→ Stated goal: Show, in full, each line of the data that contains "page".

→ Data:

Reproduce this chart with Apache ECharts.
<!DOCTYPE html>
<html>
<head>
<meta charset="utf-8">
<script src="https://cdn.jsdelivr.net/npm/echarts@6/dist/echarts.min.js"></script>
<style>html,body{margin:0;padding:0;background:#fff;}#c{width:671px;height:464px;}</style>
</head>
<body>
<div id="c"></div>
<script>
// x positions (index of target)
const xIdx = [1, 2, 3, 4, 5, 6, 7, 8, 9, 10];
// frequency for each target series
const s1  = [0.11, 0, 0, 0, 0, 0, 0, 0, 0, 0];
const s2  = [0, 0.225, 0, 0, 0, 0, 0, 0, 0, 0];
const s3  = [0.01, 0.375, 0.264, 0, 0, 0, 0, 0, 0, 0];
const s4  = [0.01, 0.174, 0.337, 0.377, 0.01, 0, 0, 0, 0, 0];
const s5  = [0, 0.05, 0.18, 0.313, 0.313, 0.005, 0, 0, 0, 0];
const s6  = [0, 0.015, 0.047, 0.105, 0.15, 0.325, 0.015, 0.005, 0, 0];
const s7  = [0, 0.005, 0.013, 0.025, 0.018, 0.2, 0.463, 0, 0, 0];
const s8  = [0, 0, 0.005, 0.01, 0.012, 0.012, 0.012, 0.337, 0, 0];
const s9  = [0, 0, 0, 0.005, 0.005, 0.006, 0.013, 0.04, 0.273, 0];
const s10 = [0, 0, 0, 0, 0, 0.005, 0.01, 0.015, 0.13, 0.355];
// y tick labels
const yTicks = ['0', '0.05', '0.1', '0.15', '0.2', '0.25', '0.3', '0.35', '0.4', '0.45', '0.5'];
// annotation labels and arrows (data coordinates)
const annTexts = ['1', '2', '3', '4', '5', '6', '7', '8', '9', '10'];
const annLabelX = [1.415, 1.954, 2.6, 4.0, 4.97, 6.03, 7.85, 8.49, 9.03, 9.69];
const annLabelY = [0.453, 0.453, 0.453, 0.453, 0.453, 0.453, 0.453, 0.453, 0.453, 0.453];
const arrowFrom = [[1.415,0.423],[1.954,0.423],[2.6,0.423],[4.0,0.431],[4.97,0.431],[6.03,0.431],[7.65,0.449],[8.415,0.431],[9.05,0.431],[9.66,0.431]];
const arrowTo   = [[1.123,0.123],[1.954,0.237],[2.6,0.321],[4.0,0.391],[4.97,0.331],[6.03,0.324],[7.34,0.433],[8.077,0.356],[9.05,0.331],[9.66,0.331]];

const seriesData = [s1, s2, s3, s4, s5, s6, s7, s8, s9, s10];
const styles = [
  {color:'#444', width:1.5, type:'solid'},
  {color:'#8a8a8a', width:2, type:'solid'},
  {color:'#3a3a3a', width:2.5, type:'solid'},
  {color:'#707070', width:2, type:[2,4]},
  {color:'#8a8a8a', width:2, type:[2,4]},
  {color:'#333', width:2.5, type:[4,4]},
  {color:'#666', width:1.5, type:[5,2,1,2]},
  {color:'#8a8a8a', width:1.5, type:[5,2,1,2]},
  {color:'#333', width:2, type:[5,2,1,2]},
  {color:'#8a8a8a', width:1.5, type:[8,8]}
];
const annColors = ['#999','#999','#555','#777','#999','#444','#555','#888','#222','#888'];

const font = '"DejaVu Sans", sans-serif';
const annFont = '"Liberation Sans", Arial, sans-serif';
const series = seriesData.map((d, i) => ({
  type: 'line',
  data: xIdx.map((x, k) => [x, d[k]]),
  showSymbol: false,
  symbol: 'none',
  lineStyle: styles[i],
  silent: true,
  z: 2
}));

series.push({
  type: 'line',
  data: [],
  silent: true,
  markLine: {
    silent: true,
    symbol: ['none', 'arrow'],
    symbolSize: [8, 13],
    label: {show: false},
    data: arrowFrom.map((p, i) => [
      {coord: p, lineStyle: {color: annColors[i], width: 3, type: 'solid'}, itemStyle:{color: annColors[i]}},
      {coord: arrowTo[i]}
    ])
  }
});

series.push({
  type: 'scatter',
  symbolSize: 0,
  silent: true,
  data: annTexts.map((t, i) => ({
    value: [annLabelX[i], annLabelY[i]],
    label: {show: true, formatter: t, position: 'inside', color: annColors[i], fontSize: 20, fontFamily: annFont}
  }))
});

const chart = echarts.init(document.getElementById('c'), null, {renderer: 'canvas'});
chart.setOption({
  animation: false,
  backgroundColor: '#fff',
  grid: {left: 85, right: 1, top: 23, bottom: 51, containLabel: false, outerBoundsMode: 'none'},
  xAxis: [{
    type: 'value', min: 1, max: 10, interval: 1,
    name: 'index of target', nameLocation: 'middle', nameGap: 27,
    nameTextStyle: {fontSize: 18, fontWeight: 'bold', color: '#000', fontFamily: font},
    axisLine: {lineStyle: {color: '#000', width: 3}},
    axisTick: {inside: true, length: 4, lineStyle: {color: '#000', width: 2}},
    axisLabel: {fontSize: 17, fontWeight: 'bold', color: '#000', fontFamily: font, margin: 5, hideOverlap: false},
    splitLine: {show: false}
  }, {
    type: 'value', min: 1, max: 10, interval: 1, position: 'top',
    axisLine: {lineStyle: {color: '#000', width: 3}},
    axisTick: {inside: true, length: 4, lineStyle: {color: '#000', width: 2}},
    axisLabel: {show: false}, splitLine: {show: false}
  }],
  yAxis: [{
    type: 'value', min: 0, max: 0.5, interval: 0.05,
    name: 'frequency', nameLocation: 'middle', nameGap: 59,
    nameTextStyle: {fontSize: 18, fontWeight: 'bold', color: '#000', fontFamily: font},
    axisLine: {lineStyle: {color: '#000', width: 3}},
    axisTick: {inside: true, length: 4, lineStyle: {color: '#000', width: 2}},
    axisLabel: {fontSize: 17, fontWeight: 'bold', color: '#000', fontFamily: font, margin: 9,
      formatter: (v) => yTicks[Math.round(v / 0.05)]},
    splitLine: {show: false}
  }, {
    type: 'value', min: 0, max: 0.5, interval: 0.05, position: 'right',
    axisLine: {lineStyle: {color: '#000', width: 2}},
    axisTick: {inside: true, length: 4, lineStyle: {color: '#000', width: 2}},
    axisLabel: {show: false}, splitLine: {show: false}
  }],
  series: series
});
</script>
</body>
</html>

--

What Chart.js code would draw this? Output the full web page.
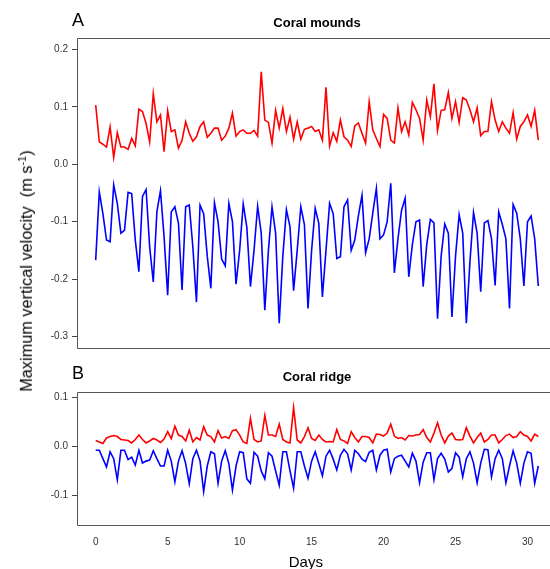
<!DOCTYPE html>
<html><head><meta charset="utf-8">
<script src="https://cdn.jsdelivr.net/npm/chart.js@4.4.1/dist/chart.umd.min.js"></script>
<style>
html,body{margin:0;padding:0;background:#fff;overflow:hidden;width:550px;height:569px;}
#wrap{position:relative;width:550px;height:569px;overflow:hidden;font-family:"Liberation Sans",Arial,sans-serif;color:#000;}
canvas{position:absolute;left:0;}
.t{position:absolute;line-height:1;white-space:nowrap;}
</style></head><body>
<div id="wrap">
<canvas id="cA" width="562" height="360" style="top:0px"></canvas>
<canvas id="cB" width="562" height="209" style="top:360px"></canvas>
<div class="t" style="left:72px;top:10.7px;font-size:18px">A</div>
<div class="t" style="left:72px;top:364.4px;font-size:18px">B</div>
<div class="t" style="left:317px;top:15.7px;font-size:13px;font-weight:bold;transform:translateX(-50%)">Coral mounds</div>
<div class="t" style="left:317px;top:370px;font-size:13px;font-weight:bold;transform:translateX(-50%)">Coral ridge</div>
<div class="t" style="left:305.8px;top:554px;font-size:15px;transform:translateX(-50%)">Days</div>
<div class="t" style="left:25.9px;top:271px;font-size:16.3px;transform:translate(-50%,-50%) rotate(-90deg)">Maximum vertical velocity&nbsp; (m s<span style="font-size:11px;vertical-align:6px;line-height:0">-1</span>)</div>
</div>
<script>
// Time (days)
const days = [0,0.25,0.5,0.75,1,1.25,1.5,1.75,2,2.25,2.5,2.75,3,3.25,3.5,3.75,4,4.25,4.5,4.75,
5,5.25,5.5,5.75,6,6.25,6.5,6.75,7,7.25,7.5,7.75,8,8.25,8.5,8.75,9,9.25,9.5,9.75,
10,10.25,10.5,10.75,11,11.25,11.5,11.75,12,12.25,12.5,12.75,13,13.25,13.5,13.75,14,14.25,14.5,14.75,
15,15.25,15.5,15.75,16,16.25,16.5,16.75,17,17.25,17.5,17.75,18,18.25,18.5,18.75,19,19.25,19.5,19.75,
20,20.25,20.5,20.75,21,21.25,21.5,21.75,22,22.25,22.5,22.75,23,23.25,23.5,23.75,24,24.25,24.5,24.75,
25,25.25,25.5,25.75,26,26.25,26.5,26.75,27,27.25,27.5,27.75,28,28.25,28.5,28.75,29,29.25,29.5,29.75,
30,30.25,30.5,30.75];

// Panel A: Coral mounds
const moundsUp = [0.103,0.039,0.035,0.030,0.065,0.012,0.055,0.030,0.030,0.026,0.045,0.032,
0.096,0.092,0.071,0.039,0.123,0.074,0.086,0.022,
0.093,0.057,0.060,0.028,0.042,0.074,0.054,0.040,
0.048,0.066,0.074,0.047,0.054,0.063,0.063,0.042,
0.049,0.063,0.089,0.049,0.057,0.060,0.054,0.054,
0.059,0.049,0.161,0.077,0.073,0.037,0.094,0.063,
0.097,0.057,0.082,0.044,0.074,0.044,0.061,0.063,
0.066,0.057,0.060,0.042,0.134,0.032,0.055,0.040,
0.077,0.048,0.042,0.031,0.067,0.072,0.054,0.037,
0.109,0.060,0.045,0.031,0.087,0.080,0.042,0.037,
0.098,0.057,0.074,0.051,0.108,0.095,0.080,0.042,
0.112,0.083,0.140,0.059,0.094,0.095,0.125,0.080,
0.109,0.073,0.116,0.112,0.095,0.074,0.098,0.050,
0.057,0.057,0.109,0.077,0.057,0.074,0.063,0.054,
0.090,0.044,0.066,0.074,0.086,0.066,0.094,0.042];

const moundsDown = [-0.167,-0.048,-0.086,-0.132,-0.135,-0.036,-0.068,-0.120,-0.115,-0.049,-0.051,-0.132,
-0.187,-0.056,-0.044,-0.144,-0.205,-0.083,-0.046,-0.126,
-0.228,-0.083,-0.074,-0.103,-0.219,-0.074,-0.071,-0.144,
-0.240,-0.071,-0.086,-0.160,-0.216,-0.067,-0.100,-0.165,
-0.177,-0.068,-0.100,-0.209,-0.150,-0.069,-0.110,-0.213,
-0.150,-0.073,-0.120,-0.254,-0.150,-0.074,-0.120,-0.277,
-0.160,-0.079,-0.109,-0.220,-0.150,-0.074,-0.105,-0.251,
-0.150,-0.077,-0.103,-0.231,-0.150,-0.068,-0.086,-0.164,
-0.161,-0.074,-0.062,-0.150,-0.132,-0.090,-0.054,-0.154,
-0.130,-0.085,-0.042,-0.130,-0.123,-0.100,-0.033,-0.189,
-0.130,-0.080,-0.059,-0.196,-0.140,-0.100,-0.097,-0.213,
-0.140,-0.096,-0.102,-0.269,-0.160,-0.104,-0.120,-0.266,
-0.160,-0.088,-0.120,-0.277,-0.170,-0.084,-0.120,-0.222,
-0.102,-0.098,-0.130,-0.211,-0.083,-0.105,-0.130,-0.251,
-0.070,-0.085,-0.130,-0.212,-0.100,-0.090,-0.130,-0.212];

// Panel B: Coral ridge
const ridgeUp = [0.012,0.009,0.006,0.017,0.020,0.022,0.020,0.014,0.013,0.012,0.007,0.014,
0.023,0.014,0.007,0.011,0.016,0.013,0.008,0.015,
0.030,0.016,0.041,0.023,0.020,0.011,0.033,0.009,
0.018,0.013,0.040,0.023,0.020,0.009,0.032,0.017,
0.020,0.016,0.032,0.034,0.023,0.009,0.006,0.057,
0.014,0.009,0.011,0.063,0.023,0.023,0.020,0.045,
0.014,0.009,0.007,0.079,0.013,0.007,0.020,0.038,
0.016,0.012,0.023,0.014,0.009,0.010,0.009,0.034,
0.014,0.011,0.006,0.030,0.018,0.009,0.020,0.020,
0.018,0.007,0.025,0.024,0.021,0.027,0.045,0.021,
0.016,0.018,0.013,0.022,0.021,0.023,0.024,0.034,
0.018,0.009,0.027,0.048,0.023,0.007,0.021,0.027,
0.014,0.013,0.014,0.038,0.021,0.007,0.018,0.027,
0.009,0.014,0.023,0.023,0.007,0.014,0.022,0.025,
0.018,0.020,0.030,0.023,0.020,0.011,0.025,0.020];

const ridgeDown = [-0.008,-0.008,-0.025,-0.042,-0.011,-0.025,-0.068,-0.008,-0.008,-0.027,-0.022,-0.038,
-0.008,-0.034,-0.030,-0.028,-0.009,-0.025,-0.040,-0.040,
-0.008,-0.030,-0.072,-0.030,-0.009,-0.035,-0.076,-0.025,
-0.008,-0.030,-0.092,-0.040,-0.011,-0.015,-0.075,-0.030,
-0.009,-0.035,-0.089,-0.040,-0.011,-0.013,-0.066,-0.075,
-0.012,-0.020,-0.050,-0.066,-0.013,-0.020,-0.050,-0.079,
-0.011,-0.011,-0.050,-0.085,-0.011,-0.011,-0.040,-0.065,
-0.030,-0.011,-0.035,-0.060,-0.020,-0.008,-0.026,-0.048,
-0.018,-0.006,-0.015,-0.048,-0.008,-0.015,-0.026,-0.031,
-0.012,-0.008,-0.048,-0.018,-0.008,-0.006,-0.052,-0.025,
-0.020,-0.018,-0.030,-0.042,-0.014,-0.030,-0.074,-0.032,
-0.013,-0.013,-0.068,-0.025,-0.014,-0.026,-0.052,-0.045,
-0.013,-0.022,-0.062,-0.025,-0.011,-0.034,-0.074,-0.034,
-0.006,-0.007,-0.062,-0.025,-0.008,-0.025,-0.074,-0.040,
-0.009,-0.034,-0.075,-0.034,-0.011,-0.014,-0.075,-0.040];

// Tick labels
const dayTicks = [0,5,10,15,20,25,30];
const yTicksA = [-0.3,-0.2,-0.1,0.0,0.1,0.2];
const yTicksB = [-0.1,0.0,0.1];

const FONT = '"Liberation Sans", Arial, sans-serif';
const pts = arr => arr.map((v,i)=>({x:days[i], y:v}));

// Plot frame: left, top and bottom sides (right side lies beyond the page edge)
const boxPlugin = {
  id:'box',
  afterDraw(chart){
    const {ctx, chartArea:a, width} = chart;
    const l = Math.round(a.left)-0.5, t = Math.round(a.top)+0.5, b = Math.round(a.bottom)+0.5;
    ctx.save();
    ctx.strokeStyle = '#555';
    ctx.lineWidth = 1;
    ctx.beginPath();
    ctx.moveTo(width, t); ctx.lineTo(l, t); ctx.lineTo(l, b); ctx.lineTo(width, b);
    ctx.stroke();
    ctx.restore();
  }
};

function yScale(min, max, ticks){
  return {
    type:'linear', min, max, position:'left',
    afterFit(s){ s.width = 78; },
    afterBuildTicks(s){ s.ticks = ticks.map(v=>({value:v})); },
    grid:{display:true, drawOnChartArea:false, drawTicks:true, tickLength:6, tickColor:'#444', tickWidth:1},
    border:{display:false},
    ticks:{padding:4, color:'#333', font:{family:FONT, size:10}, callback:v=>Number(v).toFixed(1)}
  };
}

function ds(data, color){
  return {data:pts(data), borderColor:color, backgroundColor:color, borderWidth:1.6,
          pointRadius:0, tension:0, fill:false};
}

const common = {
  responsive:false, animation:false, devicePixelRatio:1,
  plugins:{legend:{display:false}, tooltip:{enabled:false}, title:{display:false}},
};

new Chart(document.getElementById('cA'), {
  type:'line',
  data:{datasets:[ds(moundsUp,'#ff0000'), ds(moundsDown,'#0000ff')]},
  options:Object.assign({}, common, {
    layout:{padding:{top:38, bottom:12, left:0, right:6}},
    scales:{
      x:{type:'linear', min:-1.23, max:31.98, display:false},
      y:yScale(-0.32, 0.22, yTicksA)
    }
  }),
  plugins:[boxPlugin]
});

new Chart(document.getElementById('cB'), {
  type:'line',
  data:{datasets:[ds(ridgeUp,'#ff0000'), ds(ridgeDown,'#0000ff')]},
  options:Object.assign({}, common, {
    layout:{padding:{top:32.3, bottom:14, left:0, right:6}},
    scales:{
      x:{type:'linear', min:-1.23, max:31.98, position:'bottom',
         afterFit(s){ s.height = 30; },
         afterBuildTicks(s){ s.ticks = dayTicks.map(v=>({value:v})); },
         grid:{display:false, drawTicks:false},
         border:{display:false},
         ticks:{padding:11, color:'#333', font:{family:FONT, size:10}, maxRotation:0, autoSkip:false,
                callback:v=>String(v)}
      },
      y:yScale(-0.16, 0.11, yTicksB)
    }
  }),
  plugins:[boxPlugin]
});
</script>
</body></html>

→ Output of the task:
What Chart.js code would draw this? Output the full web page.
// Plot frame: left, top and bottom sides (right side lies beyond the page edge)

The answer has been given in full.